Trying some more…

Everything I have tried to do to occupy myself has failed miserably. I can’t concentrate on a book, or even a trashy magazine. I can’t find music that I want to hear, and I can’t manage anything that requires me to have my brain in gear.

I need to do something… I need to find some peace. My children are gone for a day and soon I will be gone too. I will seek my solace by the sea. I will look for the beautiful and I will listen to the waves and hope I find some comfort in it, as I have done so many times before.

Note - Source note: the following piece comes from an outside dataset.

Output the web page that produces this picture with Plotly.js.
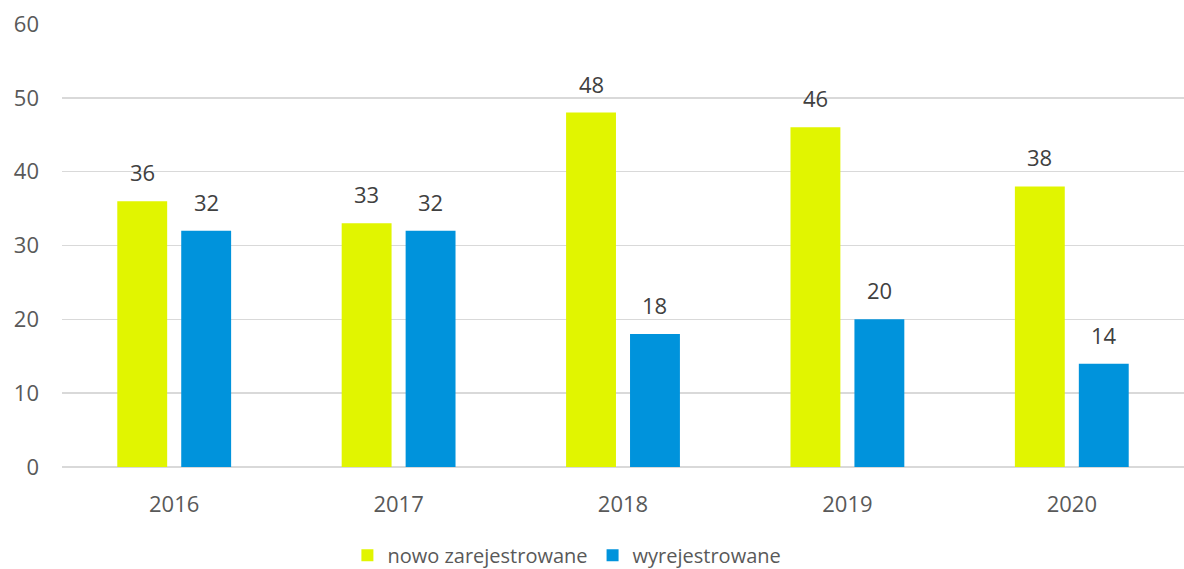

Time for a road trip. Keep your fingers crossed for me.

Trying… and crying

I’m trying to be normal, but it is so much harder than it sounds. I don’t feel quite like me anymore; I don’t feel strong and I don’t feel certain of anything. I’m signed off work with a ‘stress-related illness’ because I can’t function well enough to teach my classes. I’m stuck at home, unable to find anything that will occupy my mind for more than a few minutes, trying to keep myself hidden from my children because I don’t want them to see my pain.

I must have cried enough to drown a thousand people today, but still the tears keep coming. I cry while at the doctors… I cry so much driving that I have to pull over… I cry when I talk to my friends… I cry even harder when my best friend cries with me. I apologise for my tears, as if I could help them, and I try to hold them back.

I want to be the survivor I know so well. I want to be sure that this will come to an end, that I will find my serenity again. I want, more than anything, to be sure of myself, but I don’t know how.

How do I get past waking up in the morning and wishing I could sleep the week away? How do I get past wondering if everyone I speak to is up to something, or after something? How do I find the energy to get dressed and stick on a smile and face the world? How do I play the Glad Game without finding my list full of ‘but’s?